*Problem statement:*
Reproduce exactly, and only, the lines of the material below running from the line bearing "Output the Python" through the line bearing "import plotly.graph_objects as go". Leave any pictures out.
Materials provided start
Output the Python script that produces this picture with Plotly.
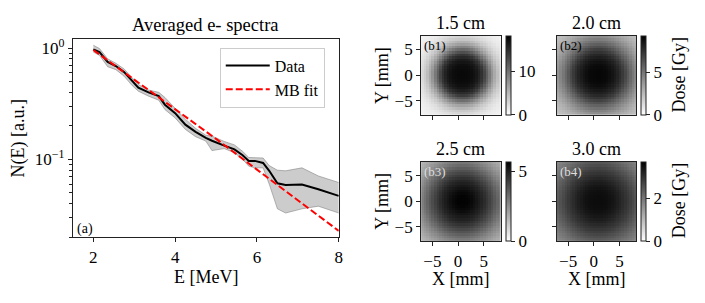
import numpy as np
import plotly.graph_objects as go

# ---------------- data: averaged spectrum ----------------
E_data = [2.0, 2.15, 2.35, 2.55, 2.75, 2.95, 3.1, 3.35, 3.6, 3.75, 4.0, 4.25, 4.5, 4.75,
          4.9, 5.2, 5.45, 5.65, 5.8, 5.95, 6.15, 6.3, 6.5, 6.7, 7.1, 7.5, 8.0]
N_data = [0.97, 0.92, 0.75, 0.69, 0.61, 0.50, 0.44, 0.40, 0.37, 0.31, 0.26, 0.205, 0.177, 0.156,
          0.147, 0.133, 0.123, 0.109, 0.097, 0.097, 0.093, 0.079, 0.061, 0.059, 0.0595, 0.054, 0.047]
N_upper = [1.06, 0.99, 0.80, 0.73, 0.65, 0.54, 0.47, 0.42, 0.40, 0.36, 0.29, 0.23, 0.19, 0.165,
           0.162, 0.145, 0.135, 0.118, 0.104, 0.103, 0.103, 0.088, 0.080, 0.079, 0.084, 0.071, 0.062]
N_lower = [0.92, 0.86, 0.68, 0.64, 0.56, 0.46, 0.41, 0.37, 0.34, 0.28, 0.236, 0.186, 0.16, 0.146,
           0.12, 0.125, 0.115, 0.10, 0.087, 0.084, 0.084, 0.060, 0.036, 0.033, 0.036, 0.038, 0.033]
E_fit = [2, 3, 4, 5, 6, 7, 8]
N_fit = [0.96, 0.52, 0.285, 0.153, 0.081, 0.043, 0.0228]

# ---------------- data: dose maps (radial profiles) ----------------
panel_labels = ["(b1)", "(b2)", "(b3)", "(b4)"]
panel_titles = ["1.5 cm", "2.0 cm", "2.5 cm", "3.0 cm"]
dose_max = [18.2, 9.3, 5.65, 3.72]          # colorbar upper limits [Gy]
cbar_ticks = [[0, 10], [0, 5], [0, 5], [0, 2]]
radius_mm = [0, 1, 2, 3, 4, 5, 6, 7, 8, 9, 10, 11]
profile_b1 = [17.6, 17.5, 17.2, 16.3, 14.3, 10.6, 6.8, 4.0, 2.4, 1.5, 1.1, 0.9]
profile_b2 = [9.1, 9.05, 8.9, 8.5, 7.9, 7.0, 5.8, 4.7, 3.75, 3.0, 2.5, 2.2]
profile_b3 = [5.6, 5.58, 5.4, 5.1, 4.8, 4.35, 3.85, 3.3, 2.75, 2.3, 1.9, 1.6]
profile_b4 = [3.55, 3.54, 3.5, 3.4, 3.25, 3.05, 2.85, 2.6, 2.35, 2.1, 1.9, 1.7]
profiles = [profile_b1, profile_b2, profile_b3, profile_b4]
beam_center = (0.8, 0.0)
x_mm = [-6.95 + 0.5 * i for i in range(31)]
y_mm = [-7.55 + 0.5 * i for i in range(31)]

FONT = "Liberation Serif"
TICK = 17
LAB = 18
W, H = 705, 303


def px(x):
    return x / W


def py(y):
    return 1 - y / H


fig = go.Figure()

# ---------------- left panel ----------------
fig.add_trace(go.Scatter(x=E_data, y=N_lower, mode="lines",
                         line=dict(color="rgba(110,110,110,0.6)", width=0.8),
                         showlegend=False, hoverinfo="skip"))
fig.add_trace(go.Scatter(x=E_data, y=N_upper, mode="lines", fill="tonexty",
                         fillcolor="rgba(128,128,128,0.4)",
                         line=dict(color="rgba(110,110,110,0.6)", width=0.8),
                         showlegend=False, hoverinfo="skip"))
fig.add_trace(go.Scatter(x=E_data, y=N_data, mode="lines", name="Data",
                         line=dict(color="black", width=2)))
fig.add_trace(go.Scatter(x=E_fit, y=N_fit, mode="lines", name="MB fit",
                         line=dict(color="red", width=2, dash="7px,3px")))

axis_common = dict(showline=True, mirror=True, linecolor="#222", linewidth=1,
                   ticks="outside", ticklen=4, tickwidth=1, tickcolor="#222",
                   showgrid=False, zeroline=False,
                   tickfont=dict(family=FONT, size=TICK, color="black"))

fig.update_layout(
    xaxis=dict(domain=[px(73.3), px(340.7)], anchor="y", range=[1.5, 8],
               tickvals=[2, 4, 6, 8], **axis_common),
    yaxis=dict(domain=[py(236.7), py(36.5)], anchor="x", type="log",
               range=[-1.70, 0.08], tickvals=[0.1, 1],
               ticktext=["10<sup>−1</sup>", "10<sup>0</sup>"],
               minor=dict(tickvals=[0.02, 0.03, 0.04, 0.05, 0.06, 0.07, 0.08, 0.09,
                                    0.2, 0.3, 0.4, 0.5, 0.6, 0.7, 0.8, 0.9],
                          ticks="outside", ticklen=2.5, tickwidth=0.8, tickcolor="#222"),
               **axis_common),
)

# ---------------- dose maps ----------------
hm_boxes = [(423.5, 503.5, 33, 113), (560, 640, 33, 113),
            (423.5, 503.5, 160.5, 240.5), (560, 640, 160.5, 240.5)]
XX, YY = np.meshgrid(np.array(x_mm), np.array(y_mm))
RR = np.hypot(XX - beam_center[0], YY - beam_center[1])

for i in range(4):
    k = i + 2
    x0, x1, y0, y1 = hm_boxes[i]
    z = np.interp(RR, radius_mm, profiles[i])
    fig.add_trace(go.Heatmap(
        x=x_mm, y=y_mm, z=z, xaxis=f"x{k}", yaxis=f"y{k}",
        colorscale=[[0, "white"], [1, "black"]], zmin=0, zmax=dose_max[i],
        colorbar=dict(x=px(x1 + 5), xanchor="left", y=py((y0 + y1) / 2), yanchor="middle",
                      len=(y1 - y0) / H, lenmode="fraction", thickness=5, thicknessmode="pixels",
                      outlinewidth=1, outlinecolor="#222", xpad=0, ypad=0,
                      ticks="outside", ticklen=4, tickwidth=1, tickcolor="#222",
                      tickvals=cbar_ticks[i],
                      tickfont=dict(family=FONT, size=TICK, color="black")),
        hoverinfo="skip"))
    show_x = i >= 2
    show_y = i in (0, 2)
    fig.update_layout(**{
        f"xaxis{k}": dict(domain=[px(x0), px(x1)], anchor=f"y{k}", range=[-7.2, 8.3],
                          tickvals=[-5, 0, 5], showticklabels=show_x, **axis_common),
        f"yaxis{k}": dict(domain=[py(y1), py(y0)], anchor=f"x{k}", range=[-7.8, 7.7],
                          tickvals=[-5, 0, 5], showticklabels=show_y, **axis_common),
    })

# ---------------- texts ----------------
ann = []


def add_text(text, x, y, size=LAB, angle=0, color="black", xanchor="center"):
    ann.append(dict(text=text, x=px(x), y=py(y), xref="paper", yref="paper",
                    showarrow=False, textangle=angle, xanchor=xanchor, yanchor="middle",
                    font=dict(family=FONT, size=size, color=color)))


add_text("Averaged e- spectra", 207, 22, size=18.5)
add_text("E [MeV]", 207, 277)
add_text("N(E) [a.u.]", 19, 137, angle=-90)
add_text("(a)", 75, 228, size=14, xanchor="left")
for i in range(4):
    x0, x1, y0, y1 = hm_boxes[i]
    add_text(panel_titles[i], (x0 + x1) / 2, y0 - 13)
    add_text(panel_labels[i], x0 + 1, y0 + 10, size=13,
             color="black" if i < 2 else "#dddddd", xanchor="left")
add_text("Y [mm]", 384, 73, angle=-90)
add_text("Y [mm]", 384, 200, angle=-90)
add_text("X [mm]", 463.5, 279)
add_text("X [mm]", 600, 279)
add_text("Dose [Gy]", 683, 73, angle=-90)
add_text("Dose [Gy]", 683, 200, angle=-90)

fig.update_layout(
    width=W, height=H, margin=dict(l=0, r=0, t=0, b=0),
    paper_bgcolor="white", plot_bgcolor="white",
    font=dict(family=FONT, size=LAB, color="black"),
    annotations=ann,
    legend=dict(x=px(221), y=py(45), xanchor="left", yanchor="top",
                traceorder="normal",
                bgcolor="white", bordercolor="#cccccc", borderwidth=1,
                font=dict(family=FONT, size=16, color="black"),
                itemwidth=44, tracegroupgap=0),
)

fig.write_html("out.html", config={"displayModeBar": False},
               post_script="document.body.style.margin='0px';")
Materials provided end
Materials provided start
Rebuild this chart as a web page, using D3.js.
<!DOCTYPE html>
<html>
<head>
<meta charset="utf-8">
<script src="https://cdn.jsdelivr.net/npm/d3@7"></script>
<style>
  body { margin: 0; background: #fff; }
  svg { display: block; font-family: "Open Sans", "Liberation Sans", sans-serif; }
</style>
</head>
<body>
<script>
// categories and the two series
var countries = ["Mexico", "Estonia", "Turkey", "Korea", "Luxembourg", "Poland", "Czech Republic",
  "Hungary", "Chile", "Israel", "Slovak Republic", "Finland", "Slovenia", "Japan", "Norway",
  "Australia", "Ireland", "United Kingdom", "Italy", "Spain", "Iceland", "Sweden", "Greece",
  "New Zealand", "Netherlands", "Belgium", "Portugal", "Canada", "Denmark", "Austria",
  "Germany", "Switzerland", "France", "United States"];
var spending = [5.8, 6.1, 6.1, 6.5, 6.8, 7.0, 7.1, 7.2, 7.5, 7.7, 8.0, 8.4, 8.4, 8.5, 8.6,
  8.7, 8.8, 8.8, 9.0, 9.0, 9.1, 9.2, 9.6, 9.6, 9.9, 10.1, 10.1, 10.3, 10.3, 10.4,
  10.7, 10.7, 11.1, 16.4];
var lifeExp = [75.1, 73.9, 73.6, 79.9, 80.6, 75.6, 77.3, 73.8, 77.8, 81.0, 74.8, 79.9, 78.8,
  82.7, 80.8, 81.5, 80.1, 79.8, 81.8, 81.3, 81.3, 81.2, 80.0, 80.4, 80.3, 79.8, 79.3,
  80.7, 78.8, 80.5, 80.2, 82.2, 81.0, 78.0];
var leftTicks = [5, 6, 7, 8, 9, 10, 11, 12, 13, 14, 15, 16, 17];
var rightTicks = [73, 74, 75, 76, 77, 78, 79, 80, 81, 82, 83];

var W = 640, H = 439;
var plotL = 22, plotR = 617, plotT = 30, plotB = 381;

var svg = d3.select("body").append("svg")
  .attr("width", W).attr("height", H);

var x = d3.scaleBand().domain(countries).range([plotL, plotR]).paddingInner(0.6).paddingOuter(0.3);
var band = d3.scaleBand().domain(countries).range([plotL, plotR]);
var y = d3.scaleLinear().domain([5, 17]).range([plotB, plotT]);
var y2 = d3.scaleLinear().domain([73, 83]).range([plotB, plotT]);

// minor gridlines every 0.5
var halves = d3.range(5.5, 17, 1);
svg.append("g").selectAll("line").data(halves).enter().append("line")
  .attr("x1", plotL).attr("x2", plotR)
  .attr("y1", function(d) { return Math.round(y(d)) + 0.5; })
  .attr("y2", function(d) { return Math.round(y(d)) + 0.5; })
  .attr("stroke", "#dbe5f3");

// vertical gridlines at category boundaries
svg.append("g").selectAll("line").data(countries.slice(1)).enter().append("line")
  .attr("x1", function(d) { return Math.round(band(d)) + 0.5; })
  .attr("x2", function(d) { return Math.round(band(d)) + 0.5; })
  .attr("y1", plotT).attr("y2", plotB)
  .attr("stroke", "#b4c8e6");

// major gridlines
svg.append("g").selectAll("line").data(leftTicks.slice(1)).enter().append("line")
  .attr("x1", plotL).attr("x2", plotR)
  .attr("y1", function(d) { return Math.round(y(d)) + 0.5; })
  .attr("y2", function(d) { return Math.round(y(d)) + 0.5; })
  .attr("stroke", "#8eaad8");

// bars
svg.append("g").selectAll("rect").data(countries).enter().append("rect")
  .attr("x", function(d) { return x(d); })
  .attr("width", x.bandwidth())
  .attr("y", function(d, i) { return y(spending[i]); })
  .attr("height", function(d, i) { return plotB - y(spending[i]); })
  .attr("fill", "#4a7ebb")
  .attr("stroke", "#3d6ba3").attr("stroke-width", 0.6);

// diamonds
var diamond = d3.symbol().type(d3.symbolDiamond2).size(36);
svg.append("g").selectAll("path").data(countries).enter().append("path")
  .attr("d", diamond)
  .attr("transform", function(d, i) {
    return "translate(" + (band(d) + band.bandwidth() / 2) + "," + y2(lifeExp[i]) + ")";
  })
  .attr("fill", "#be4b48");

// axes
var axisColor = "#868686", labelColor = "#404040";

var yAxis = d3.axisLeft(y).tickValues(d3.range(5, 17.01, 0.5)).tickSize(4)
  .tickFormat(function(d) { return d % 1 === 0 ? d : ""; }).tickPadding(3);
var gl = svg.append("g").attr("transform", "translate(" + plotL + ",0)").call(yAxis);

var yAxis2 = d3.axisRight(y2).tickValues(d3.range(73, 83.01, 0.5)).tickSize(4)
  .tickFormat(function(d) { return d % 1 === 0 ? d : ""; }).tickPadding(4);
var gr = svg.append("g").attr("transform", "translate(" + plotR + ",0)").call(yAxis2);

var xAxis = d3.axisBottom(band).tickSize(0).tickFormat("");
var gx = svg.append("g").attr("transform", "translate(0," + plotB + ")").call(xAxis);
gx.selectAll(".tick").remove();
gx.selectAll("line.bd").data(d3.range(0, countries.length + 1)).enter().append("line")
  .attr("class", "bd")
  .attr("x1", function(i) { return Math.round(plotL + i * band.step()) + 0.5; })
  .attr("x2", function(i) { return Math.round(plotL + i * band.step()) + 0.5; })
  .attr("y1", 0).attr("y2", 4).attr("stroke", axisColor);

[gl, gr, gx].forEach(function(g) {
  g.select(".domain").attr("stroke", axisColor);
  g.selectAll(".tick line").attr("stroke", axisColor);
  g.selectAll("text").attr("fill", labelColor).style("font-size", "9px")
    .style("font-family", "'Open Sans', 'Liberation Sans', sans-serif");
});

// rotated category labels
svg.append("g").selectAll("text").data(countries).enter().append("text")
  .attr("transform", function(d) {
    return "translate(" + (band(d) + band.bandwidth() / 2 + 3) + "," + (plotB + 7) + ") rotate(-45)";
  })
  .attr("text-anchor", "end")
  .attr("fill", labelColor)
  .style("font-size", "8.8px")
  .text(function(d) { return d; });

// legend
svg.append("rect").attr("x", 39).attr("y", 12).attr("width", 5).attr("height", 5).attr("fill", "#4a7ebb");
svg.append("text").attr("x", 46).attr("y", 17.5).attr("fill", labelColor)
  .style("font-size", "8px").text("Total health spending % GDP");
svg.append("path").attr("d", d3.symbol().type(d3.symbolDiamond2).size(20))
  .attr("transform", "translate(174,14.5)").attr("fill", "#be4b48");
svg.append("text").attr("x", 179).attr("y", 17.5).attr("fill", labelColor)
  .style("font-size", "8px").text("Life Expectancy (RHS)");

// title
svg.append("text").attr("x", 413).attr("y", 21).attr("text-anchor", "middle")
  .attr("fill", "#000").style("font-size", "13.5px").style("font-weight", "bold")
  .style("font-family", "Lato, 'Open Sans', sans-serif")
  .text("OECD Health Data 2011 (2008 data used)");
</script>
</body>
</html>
Materials provided end
Materials provided start
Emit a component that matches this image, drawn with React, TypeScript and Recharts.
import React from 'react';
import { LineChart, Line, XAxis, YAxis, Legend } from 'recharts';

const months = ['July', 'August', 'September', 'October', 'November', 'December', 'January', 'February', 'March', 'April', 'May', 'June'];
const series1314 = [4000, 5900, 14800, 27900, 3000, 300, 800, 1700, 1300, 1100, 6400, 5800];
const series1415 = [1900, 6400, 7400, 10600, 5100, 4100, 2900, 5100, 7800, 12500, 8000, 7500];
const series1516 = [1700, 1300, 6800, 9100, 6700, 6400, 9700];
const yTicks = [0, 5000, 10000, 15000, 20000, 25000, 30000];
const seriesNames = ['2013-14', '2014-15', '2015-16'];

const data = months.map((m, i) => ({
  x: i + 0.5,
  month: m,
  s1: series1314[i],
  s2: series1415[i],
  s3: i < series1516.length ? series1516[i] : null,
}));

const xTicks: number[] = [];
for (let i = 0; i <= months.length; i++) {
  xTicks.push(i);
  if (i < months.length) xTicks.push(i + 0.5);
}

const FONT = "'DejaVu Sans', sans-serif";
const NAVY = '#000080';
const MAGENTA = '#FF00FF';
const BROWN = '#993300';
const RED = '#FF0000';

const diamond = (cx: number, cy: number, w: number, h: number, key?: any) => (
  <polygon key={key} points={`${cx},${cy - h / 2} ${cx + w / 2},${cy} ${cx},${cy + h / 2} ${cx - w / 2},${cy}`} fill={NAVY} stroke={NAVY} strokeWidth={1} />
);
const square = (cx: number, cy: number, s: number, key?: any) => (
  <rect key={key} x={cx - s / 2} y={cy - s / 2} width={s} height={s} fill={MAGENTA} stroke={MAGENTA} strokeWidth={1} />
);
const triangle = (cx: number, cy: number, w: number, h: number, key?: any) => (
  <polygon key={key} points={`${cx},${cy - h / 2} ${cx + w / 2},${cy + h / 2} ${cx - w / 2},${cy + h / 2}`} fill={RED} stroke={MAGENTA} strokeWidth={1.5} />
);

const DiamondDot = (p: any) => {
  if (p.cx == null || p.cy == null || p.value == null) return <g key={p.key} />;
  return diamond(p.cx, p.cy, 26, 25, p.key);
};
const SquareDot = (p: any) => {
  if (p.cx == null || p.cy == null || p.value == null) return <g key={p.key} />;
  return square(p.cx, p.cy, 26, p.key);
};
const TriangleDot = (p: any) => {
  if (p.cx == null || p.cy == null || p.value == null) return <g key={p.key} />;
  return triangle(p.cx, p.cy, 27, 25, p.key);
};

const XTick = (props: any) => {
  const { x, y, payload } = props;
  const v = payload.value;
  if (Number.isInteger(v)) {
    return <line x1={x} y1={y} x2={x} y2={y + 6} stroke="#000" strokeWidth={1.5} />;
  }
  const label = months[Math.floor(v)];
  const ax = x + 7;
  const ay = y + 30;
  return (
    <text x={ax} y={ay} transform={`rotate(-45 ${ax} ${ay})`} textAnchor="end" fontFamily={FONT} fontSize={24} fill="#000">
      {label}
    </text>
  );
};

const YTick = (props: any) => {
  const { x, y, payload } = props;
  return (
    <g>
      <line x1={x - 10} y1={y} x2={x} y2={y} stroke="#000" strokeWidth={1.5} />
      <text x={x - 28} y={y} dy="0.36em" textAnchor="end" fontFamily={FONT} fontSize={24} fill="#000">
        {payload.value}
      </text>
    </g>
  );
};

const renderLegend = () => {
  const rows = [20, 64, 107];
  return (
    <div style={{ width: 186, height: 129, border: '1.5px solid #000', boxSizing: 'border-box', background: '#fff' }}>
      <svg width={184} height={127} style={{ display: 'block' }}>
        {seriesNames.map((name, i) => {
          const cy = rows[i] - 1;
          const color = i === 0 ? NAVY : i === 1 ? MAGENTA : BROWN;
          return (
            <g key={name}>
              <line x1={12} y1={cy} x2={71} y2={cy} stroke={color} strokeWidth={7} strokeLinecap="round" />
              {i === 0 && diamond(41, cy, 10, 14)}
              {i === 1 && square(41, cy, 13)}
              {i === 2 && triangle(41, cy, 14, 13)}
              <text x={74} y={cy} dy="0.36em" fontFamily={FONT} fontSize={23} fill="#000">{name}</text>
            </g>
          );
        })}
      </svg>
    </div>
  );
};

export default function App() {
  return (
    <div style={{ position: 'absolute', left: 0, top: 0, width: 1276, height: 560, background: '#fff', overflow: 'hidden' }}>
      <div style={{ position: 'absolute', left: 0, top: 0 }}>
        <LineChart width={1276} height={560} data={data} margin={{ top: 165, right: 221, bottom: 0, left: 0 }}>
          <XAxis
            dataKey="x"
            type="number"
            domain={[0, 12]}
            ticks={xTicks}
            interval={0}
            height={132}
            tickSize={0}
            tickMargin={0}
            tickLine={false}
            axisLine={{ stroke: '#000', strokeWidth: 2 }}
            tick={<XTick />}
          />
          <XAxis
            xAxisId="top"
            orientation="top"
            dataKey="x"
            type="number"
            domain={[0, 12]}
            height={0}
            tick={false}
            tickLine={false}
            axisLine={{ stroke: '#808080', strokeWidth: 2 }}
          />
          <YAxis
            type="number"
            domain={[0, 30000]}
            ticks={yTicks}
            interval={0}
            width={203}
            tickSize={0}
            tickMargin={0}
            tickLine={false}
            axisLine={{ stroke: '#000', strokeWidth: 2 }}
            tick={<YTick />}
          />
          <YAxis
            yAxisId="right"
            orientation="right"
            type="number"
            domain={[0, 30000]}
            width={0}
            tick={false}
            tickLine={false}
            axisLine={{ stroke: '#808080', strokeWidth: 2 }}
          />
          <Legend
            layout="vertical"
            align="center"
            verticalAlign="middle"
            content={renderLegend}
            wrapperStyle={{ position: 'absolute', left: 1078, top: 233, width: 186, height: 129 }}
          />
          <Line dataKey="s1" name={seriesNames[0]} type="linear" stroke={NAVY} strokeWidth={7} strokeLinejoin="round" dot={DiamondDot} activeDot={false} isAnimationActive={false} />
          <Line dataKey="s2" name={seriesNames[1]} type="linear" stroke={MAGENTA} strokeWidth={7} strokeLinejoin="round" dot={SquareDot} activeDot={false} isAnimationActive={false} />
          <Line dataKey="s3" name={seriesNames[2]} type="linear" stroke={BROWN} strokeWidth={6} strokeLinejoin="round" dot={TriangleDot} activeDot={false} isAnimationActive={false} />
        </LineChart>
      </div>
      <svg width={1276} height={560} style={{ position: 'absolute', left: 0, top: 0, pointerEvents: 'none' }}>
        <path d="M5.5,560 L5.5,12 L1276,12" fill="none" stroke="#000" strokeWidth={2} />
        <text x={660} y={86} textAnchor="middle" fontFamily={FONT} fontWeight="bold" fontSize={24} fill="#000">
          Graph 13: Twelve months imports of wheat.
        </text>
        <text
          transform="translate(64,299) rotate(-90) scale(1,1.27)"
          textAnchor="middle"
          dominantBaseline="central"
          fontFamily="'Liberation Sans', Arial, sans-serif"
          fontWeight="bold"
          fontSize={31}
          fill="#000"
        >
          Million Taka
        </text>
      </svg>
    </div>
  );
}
Materials provided end
*Solution to the exercise:*
Output the Python script that produces this picture with Plotly.
import numpy as np
import plotly.graph_objects as go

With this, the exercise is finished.